New video exhibit at JSMA offers a different look into slavery

An image from the exhibit 'Passange'

“Passage,” a three-channel video installation by South African artist Mohau Modisakeng, is on view at the Jordan Schnitzer Museum of Art through early August.

Originally presented at the 2017 Venice Biennale, “Passage” offers a meditation on slavery’s dismemberment of African identity and its enduring erasure of personal histories. Modisakeng will present an artist talk Friday, May 24, at 5:30 p.m.

The Hartz FUNd for Contemporary Art and UO Division of Equity and Inclusion are sponsoring his visit. The exhibit will be on display through Aug. 9.

South African artist Mohau ModisakengIn each of the artwork’s three projections, viewers are confronted with a character: a woman with a hawk perched on her arm, a young man in a Trilby hat and a woman wrapped in a Basotho blanket. The arched shape of the boat frames each passenger with their heads pointed toward the prow; each travels with a single possession.

As the passengers lie motionless on their backs looking up at the sky, they perform a series of actions that move between gestures of struggle and resignation. A pool of water slowly forms beneath their bodies. The rising water gradually floods the well of the boat, eventually leaving the passengers submerged while the boat slowly sinks and eventually disappears.

In Setswana, the experience of life is referred to as a “passage.” The Setswana word for life, botshelo, means “to cross over,” and people are bafeti (voyagers), a recognition that the experience of life is transient: It has a beginning and an end, as with any voyage.

Jill Hartz, the museum’s executive director, and Richard Herskowitz, its curator of media arts, saw “Passage” at the 2017 Venice Biennale. They liked it so much, they stayed and watched it several times. 

“We were thrilled to be able to acquire the work thanks to the Hartz FUNd for Contemporary Art,” Hartz said. “This is one of the most powerful and yet beautiful works we have seen. As contemporary curators, we’ve seen a lot of work that addresses slavery, much of that focused on its impact on American history and culture, but Modisakeng takes us back to Africa and the impact on African identities.” 

 Modisakeng says his “work doesn’t start off with an attempt to portray violence, but it becomes mesmerizing because although we might recognize history as our past, the body is indifferent to social changes, so it remembers.

 Modisakeng was born in Soweto in 1986 and lives and works between Johannesburg and Cape Town.

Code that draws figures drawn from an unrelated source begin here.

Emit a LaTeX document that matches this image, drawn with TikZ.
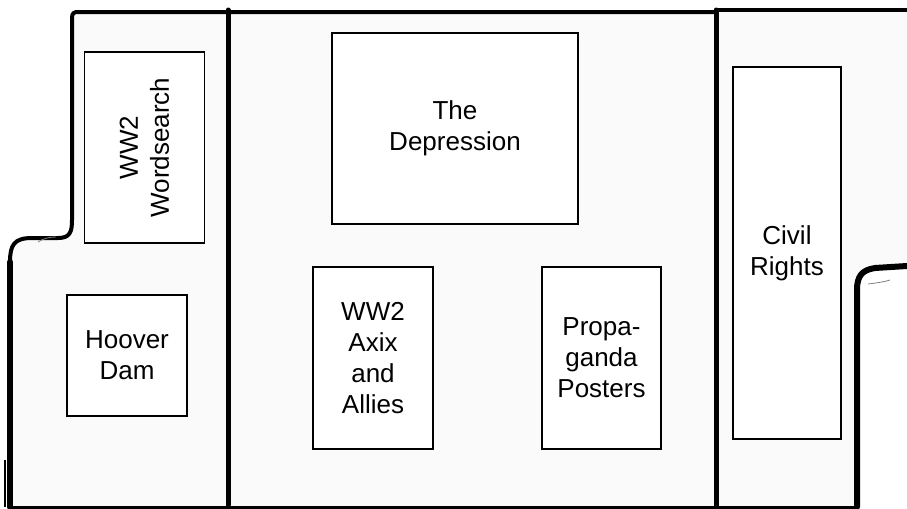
\documentclass[tikz,border=0pt]{standalone}
\usepackage{fontspec}
\setmainfont{Liberation Sans}
\usetikzlibrary{positioning}

\tikzset{
  wall/.style={line width=2pt, line join=round, line cap=round},
  station/.style={draw, line width=0.6pt, fill=white, align=center, inner sep=0pt,
    font=\fontsize{13}{15.5}\selectfont},
}

\begin{document}
\begin{tikzpicture}[x=0.5pt, y=-0.5pt]
  \useasboundingbox (0,0) rectangle (907,509);

  % floor of the room
  \fill[black!2] (10,507) -- (10,262) .. controls (10,245) and (14,238) .. (32,238)
    -- (58,238) .. controls (70,238) and (72,232) .. (72,220) -- (72,12)
    -- (716,12) -- (716,10) -- (907,10) -- (907,266) -- (875,268)
    .. controls (862,270) and (857,276) .. (857,290) -- (857,507) -- cycle;

  % walls
  \draw[wall, line width=3pt] (10,507) -- (10,262);
  \draw[wall] (10,262) .. controls (10,245) and (14,238) .. (32,238)
    -- (58,238) .. controls (70,238) and (72,232) .. (72,220) -- (72,18)
    .. controls (72,13) and (74,12) .. (78,12) -- (716,12);
  \draw[wall, line width=2.5pt] (228,10) -- (228,505);
  \draw[wall] (716,10) -- (907,10);
  \draw[wall, line width=2.5pt] (716,10) -- (716,507);
  \draw[wall, line width=3pt] (907,266) -- (875,268)
    .. controls (862,270) and (857,276) .. (857,290) -- (857,507);
  \draw[wall, line width=1.5pt] (10,507) -- (857,507);
  \draw[line width=0.6pt] (5,460) -- (5,507);
  \draw[gray, line width=0.4pt] (38,242) .. controls (44,238) and (50,237) .. (56,237);
  \draw[gray, line width=0.4pt] (868,284) .. controls (876,283) and (884,282) .. (890,280);

  % stations
  \node[station, rotate=90, minimum width=95.5pt, minimum height=60pt]
    (wordsearch) at (144.5,147.5) {WW2\\Wordsearch};
  \node[station, minimum width=60pt, minimum height=60.5pt]
    (hoover) at (127,355.5) {Hoover\\Dam};
  \node[station, minimum width=123pt, minimum height=95.5pt]
    (depression) at (455,128.5) {The\\Depression};
  \node[station, minimum width=60pt, minimum height=91pt]
    (axis) at (373,358) {WW2\\Axix\\and\\Allies};
  \node[station, minimum width=59.5pt, minimum height=91pt]
    (propaganda) at (601.5,358) {Propa-\\ganda\\Posters};
  \node[station, minimum width=54pt, minimum height=186pt]
    (civil) at (787,253) {Civil\\Rights};
\end{tikzpicture}
\end{document}
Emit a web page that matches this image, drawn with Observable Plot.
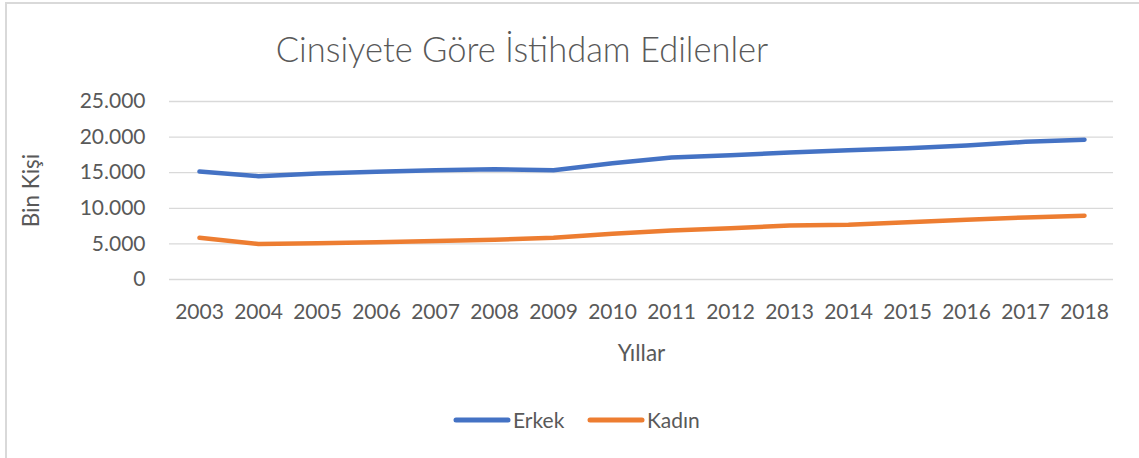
<!DOCTYPE html>
<html>
<head>
<meta charset="utf-8">
<script src="https://cdn.jsdelivr.net/npm/d3@7"></script>
<script src="https://cdn.jsdelivr.net/npm/@observablehq/plot@0.6"></script>
<style>
  html, body { margin: 0; padding: 0; background: #ffffff; }
  #wrap { position: relative; width: 1139px; height: 458px; overflow: hidden; font-family: Lato, "Open Sans", sans-serif; }
  #frame { position: absolute; left: 5px; top: 2px; width: 1200px; height: 500px; border-left: 2px solid #D9D9D9; border-top: 2px solid #D9D9D9; }
  #chart { position: absolute; left: 0; top: 0; }
  #overlay { position: absolute; left: 0; top: 0; pointer-events: none; }
  #chart g[aria-label="x-axis label"], #chart g[aria-label="y-axis label"] { font-size: 22.5px; }
</style>
</head>
<body>
<div id="wrap">
  <div id="frame"></div>
  <div id="chart"></div>
  <svg id="overlay" width="1139" height="458"></svg>
</div>
<script>
// ---- Data ----
const title = "Cinsiyete Göre İstihdam Edilenler";
const xLabel = "Yıllar";
const yLabel = "Bin Kişi";
const years = ["2003","2004","2005","2006","2007","2008","2009","2010","2011","2012","2013","2014","2015","2016","2017","2018"];
const seriesNames = ["Erkek", "Kadın"];
const seriesColors = ["#4472C4", "#ED7D31"];
const erkek = [15170, 14510, 14890, 15120, 15350, 15500, 15350, 16330, 17130, 17460, 17820, 18160, 18440, 18820, 19340, 19620];
const kadin = [5850, 5000, 5100, 5240, 5420, 5600, 5860, 6420, 6880, 7200, 7580, 7680, 8050, 8380, 8710, 8950];
const yTicks = [0, 5000, 10000, 15000, 20000, 25000];

// ---- Build ----
const fmt = d3.formatLocale({decimal: ",", thousands: ".", grouping: [3], currency: ["", ""]}).format(",");
const table = years.flatMap((yr, i) => [
  {year: yr, value: erkek[i], series: seriesNames[0]},
  {year: yr, value: kadin[i], series: seriesNames[1]}
]);

const chart = Plot.plot({
  width: 1139,
  height: 458,
  marginLeft: 169,
  marginRight: 26,
  marginTop: 101,
  marginBottom: 179,
  style: {fontFamily: "Lato, 'Open Sans', sans-serif", fontSize: "21px", color: "#595959", background: "transparent", overflow: "visible"},
  x: {type: "point", domain: years, padding: 0.5},
  y: {domain: [0, 25000]},
  color: {domain: seriesNames, range: seriesColors},
  marks: [
    Plot.gridY(yTicks, {stroke: "#D9D9D9", strokeOpacity: 1, strokeWidth: 1.3}),
    Plot.axisY(yTicks, {tickSize: 0, tickPadding: 24, tickFormat: fmt, fontSize: 21, label: yLabel, labelAnchor: "center", labelOffset: 146, labelArrow: "none", fill: "#595959"}),
    Plot.axisX({tickSize: 0, tickPadding: 25, fontSize: 21, label: xLabel, labelAnchor: "center", labelOffset: 81, labelArrow: "none", fill: "#595959"}),
    Plot.line(table, {x: "year", y: "value", z: "series", stroke: "series", strokeWidth: 4.5, strokeLinecap: "round", strokeLinejoin: "round"})
  ]
});
document.getElementById("chart").appendChild(chart);

// ---- Title and legend ----
const ov = d3.select("#overlay");
ov.append("text")
  .attr("x", 522).attr("y", 62)
  .attr("text-anchor", "middle")
  .style("font-family", "Lato, 'Open Sans', sans-serif")
  .style("font-size", "34.5px")
  .style("font-weight", "300")
  .attr("fill", "#595959")
  .text(title);

const legendX = [454, 588];
seriesNames.forEach((name, i) => {
  const x0 = legendX[i];
  ov.append("line")
    .attr("x1", x0 + 2).attr("x2", x0 + 54)
    .attr("y1", 420).attr("y2", 420)
    .attr("stroke", seriesColors[i]).attr("stroke-width", 5).attr("stroke-linecap", "round");
  ov.append("text")
    .attr("x", x0 + 59).attr("y", 428)
    .style("font-family", "Lato, 'Open Sans', sans-serif")
    .style("font-size", "21px")
    .attr("fill", "#595959")
    .text(name);
});
</script>
</body>
</html>
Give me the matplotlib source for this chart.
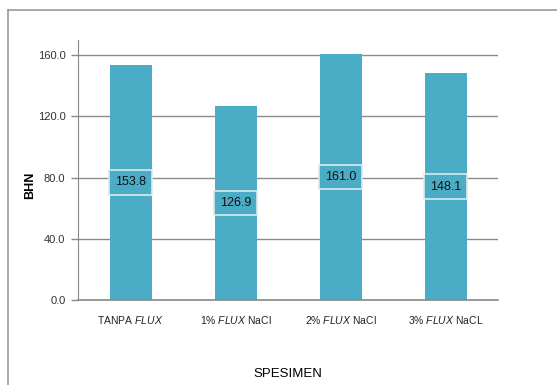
import matplotlib
matplotlib.use("Agg")
import matplotlib.pyplot as plt
from matplotlib.lines import Line2D

categories = [r"TANPA $\mathit{FLUX}$", r"1% $\mathit{FLUX}$ NaCl",
              r"2% $\mathit{FLUX}$ NaCl", r"3% $\mathit{FLUX}$ NaCL"]
bhn = [153.8, 126.9, 161.0, 148.1]
yticks = [0, 40, 80, 120, 160]

plt.rcParams["font.family"] = ["Liberation Sans", "DejaVu Sans"]
plt.rcParams["mathtext.fontset"] = "custom"
plt.rcParams["mathtext.rm"] = "Liberation Sans"
plt.rcParams["mathtext.it"] = "Liberation Sans:italic"

fig = plt.figure(figsize=(5.57, 3.85), dpi=100)
ax = fig.add_axes([78/557, 1 - 300/385, 420/557, 260/385])

bar_color = "#4BACC6"
x = range(len(categories))
ax.bar(x, bhn, width=0.4, color=bar_color, zorder=2)

for xi, v in zip(x, bhn):
    ax.text(xi, v / 2, f"{v:.1f}", ha="center", va="center", fontsize=9,
            color="#111111", zorder=3,
            bbox=dict(boxstyle="square,pad=0.5", facecolor=bar_color,
                      edgecolor="#dde9ec", linewidth=1.2))

ax.set_xlim(-0.5, 3.5)
ax.set_ylim(0, 170)
ax.set_yticks(yticks)
ax.set_yticklabels([f"{t:.1f}" for t in yticks], fontsize=8, color="#333333")
ax.set_xticks(list(x))
ax.set_xticklabels(categories, fontsize=7.5, color="#222222")
ax.tick_params(axis="x", length=0, pad=10)
ax.tick_params(axis="y", length=5, color="#888888", width=1, pad=4)
ax.yaxis.grid(True, color="#8a8a8a", linewidth=1.0, zorder=0)
ax.set_axisbelow(True)

for side in ["top", "right"]:
    ax.spines[side].set_visible(False)
ax.spines["left"].set_color("#888888")
ax.spines["bottom"].set_color("#888888")
ax.spines["bottom"].set_linewidth(1.2)

ax.set_ylabel("BHN", fontsize=9, fontweight="bold")
ax.yaxis.set_label_coords(-0.10, 0.44)
ax.set_xlabel("SPESIMEN", fontsize=9.5)
ax.xaxis.set_label_coords(0.5, -0.262)

# outer frame lines
fig.add_artist(Line2D([8/557, 1], [1 - 10/385, 1 - 10/385], color="#999999",
                      linewidth=1.2, transform=fig.transFigure))
fig.add_artist(Line2D([8/557, 8/557], [0, 1 - 10/385], color="#999999",
                      linewidth=1.2, transform=fig.transFigure))

fig.savefig("out.png", dpi=100)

His work ranges from media installations to photography to performance and engages race, the militarization of society and the deep divides of post-apartheid South Africa and the post-colonial continent.

He was awarded the Sasol New Signatures Award for 2011 and has shown his work in New York, London and New Cape Town, among many international locations. His works range from video installation to photography to performance.